Some mornings, my dad would ask me if I knew anything about the artifacts that had appeared in our side yard overnight. “Teenage scat”, he liked to call it: menthol cigarette butts, a soda bottle, handwritten love notes, a potato chip bag. I insisted on my ignorance but I knew exactly who had left them: my boyfriend, who had ridden his bike the 10 plus miles from his home to mine in the middle of the night, high on the promise of my sneaking out to meet him. I always chickened out, or fell asleep, or a combination of both, but that never stopped him from showing up, he had no reason to stay home anyways, no one cared where he was or what he was doing.

It was 1997; I was 14 going on 15 and deep in the throes of teenage girlhood. Alanis Morrisette, Curt Cobain and the Spice Girls were the soundtrack of my life, depending on my mood, and my friends were my entire world. I had met this boy by the lake at my grandma’s house. He was 6 months older than me and immediately took interest in who I was. I reveled in the attention.

He had big brown eyes that pleaded for someone to love him and even at my young age I could tell that the scars covering his hands matched the scars on his heart. His life had not been an easy one, and he quickly fell into a pattern of following me around like a puppy, which I welcomed with girlish delight. He never wanted to go home, and although I never asked, I could sense why.
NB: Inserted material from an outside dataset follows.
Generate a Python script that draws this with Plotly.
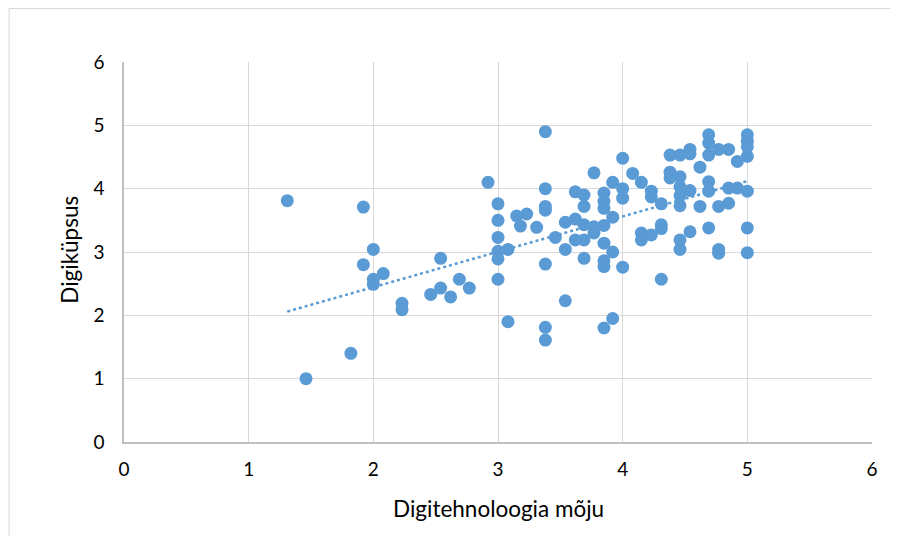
import plotly.graph_objects as go

# Digitehnoloogia mõju (x) vs Digiküpsus (y)
x_values = [
    1.31, 1.46, 1.82, 1.92, 1.92, 2.00, 2.08, 2.00, 2.00, 2.23,
    2.23, 2.46, 2.54, 2.54, 2.62, 2.69, 2.77, 2.92, 3.00, 3.00,
    3.00, 3.00, 3.00, 3.00, 3.08, 3.08, 3.15, 3.23, 3.18, 3.31,
    3.38, 3.38, 3.38, 3.38, 3.38, 3.38, 3.38, 3.46, 3.54, 3.54,
    3.54, 3.62, 3.62, 3.62, 3.69, 3.69, 3.69, 3.69, 3.69, 3.77,
    3.77, 3.77, 3.85, 3.85, 3.85, 3.85, 3.85, 3.85, 3.85, 3.92,
    3.92, 3.92, 3.92, 4.00, 4.00, 4.00, 4.00, 4.08, 4.15, 4.15,
    4.15, 4.23, 4.23, 4.23, 4.31, 4.31, 4.31, 4.31, 4.38, 4.38,
    4.38, 4.46, 4.46, 4.46, 4.46, 4.46, 4.46, 4.46, 4.54, 4.54,
    4.54, 4.54, 4.62, 4.62, 4.69, 4.69, 4.69, 4.69, 4.69, 4.69,
    4.77, 4.77, 4.77, 4.77, 4.85, 4.85, 4.85, 4.92, 4.92, 5.00,
    5.00, 5.00, 5.00, 5.00, 5.00, 5.00, 3.85,
]
y_values = [
    3.81, 1.00, 1.40, 3.71, 2.80, 3.04, 2.66, 2.57, 2.49, 2.19,
    2.09, 2.33, 2.90, 2.43, 2.29, 2.57, 2.43, 4.10, 3.76, 3.50,
    3.23, 3.01, 2.89, 2.57, 3.04, 1.90, 3.57, 3.60, 3.41, 3.39,
    4.90, 4.00, 3.72, 3.66, 2.81, 1.81, 1.61, 3.23, 3.47, 3.04,
    2.23, 3.95, 3.52, 3.19, 3.90, 3.72, 3.43, 3.19, 2.90, 4.25,
    3.40, 3.30, 3.93, 3.80, 3.69, 3.14, 2.86, 2.77, 1.80, 4.10,
    3.55, 3.00, 1.95, 4.48, 4.00, 3.85, 2.76, 4.24, 4.10, 3.30,
    3.19, 3.96, 3.87, 3.27, 3.76, 3.43, 3.37, 2.57, 4.53, 4.26,
    4.17, 4.53, 4.19, 4.03, 3.89, 3.73, 3.19, 3.04, 4.62, 4.55,
    3.97, 3.32, 4.34, 3.72, 4.85, 4.72, 4.53, 4.11, 3.96, 3.38,
    4.62, 3.72, 3.04, 2.98, 4.62, 4.01, 3.77, 4.43, 4.01, 4.85,
    4.75, 4.66, 4.51, 3.96, 3.38, 2.99, 3.42,
]
# Linear trendline end values
trend_y_values = [2.06, 4.12]

x_ticks = [0, 1, 2, 3, 4, 5, 6]
y_ticks = [0, 1, 2, 3, 4, 5, 6]
x_title = "Digitehnoloogia mõju"
y_title = "Digiküpsus"

BLUE = "#5B9BD5"
FONT = "Lato"

trend_x = [min(x_values), max(x_values)]

fig = go.Figure()
fig.add_trace(go.Scatter(
    x=x_values, y=y_values, mode="markers",
    marker=dict(size=13, color=BLUE, line=dict(width=0)),
    hoverinfo="x+y", showlegend=False,
))
fig.add_trace(go.Scatter(
    x=trend_x, y=trend_y_values, mode="lines",
    line=dict(color=BLUE, width=2.5, dash="dot"),
    hoverinfo="skip", showlegend=False,
))

fig.update_layout(
    width=882, height=528,
    margin=dict(l=115.5, r=18, t=54, b=94, autoexpand=False),
    paper_bgcolor="white", plot_bgcolor="white",
    font=dict(family=FONT, size=19, color="#000000"),
    xaxis=dict(
        range=[0, 6], tickvals=x_ticks, ticktext=[str(v) for v in x_ticks],
        showgrid=True, gridcolor="#D9D9D9", gridwidth=1,
        zeroline=False, showline=True, linecolor="#BFBFBF", linewidth=1.5,
        ticks="", ticklabelstandoff=9, tickfont=dict(size=19),
        fixedrange=True,
    ),
    yaxis=dict(
        range=[0, 6], tickvals=y_ticks, ticktext=[str(v) for v in y_ticks],
        showgrid=True, gridcolor="#D9D9D9", gridwidth=1,
        zeroline=False, showline=True, linecolor="#BFBFBF", linewidth=1.5,
        ticks="", ticklabelstandoff=14, tickfont=dict(size=19),
        fixedrange=True,
    ),
    annotations=[
        dict(text=x_title, xref="paper", yref="paper", x=0.5, y=-0.174,
             xanchor="center", yanchor="middle", showarrow=False,
             font=dict(family=FONT, size=22.5)),
        dict(text=y_title, xref="paper", yref="paper", x=-0.074, y=0.505,
             xanchor="center", yanchor="middle", showarrow=False, textangle=-90,
             font=dict(family=FONT, size=22.5)),
    ],
    shapes=[
        dict(type="path", xref="paper", yref="paper",
             path="M -0.1536,-0.6 L -0.1536,1.1408 L 1.2,1.1408",
             line=dict(color="#D9D9D9", width=1), layer="below"),
    ],
)

fig.write_html("out.html")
Once, I got permission to leave my grandma’s house to meet up with him for a couple hours. Not long after I left, huge black clouds rolled in, bringing with them a summer afternoon thunderstorm. We ducked into a thicket of trees for cover. It was as if we had stepped through the wardrobe. In a land all our own, we stood, body against body, as the fat warm raindrops pelted us. We stood locked in an embrace, more in solidarity than in any type of love or lust and rode out the storm together.

I was grounded big time for that one, my grandma worried sick.
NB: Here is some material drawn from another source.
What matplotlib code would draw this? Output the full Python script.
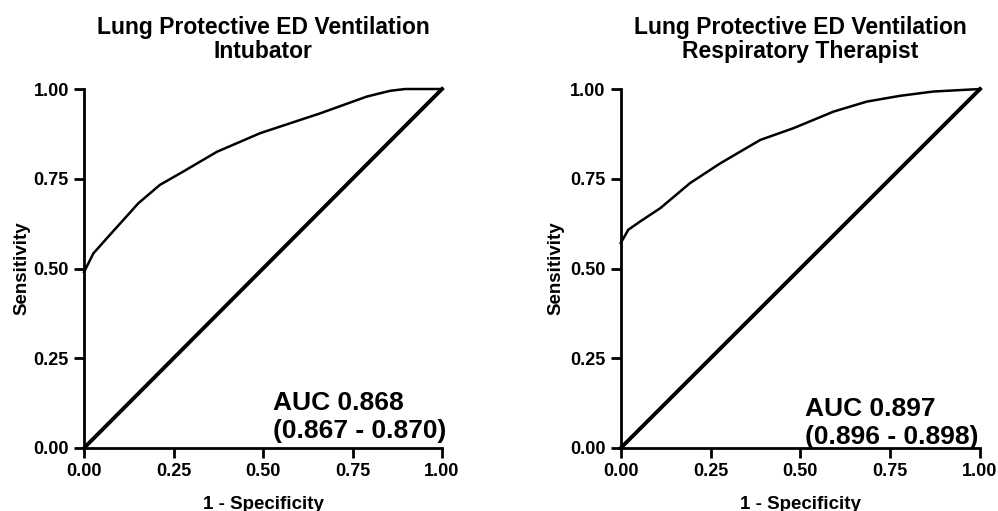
import matplotlib
matplotlib.use("Agg")
import matplotlib.pyplot as plt

plt.rcParams['font.family'] = ['Liberation Sans', 'DejaVu Sans']
plt.rcParams['font.weight'] = 'bold'

# Intubator ROC curve
fpr_intubator = [0.0, 0.026, 0.068, 0.152, 0.212, 0.277, 0.371, 0.492, 0.659, 0.79, 0.855, 0.897, 1.0]
tpr_intubator = [0.49, 0.542, 0.589, 0.682, 0.733, 0.770, 0.825, 0.877, 0.932, 0.979, 0.995, 1.0, 1.0]

# Respiratory therapist ROC curve
fpr_rt = [0.0, 0.021, 0.054, 0.11, 0.193, 0.277, 0.388, 0.481, 0.592, 0.685, 0.777, 0.870, 1.0]
tpr_rt = [0.571, 0.608, 0.631, 0.668, 0.738, 0.793, 0.858, 0.891, 0.937, 0.965, 0.981, 0.993, 1.0]

titles = ["Lung Protective ED Ventilation\nIntubator",
          "Lung Protective ED Ventilation\nRespiratory Therapist"]
auc_texts = ["AUC 0.868\n(0.867 - 0.870)", "AUC 0.897\n(0.896 - 0.898)"]
ticks = [0.0, 0.25, 0.5, 0.75, 1.0]
tick_labels = ["0.00", "0.25", "0.50", "0.75", "1.00"]

fig = plt.figure(figsize=(9.98, 5.11), dpi=100)
positions = [[0.0842, 0.1233, 0.3587, 0.7025], [0.622, 0.1233, 0.360, 0.7025]]
auc_pos = [(0.528, 0.028), (0.513, 0.012)]
ylabel_pads = [2, 4]
data = [(fpr_intubator, tpr_intubator), (fpr_rt, tpr_rt)]

for i in range(2):
    ax = fig.add_axes(positions[i])
    fx, ty = data[i]
    ax.plot(fx, ty, color='black', lw=1.8, solid_joinstyle='round')
    ax.plot([0, 1], [0, 1], color='black', lw=2.8)
    ax.set_xlim(0, 1)
    ax.set_ylim(0, 1)
    for s in ['top', 'right']:
        ax.spines[s].set_visible(False)
    for s in ['left', 'bottom']:
        ax.spines[s].set_linewidth(2)
    ax.set_xticks(ticks)
    ax.set_xticklabels(tick_labels)
    ax.set_yticks(ticks)
    ax.set_yticklabels(tick_labels)
    ax.tick_params(direction='out', length=7, width=2, labelsize=13, pad=4)
    for lab in ax.get_xticklabels() + ax.get_yticklabels():
        lab.set_fontweight('bold')
    ax.set_xlabel("1 - Specificity", fontsize=13.5, fontweight='bold', labelpad=11)
    ax.set_ylabel("Sensitivity", fontsize=13.5, fontweight='bold', labelpad=ylabel_pads[i])
    ax.set_title(titles[i], fontsize=16.5, fontweight='bold', pad=22, linespacing=1.08)
    ax.text(auc_pos[i][0], auc_pos[i][1], auc_texts[i], fontsize=19, fontweight='bold',
            ha='left', va='baseline', linespacing=1.22, transform=ax.transData)
    for line in ax.lines:
        line.set_clip_on(False)

fig.savefig("out.png", dpi=100)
I would have done it again in a heartbeat.

I got my own phone line that year, the pinnacle of teenage cool. I spent hours holed up in my room, talking with girlfriends I had only parted with earlier that day, rehashing details of our bus rides home from school, who our crushes were, what we were going to wear tomorrow. Later, in the evenings, my boyfriend would call, after he got home from his job of bagging groceries at the local Winn-Dixie, and the rest of the night we would spend on the phone, sometimes not even speaking, as I did homework or we listened to CD’s together. He never wanted to hang up, and I got the feeling he just didn’t want to be alone, that he needed someone there, even if not physically in the same room. Some nights I would fall asleep cradling the receiver as he whispered, “Are you still awake?”

Time moved on, and we lost touch. That troubled young boy grew into a troubled young man. I moved across the country and would only hear snippets of news about him. The years didn’t get any easier for him and it seemed that anytime life presented him with a fork he chose the wrong tine. I learned that he took his own life a few years ago, the details surrounding his death as dark and muddy as his eyes were when he smiled at me. I shudder to think of the events leading up to his exit from this world.

In my memory, he will forever be a sweet young boy with freckled olive skin and a voice that cracked with puberty, lost in the world, his footing never quite stable. And I hope, wherever he is now, that he has finally found love. — with Ruth Haller Grubb.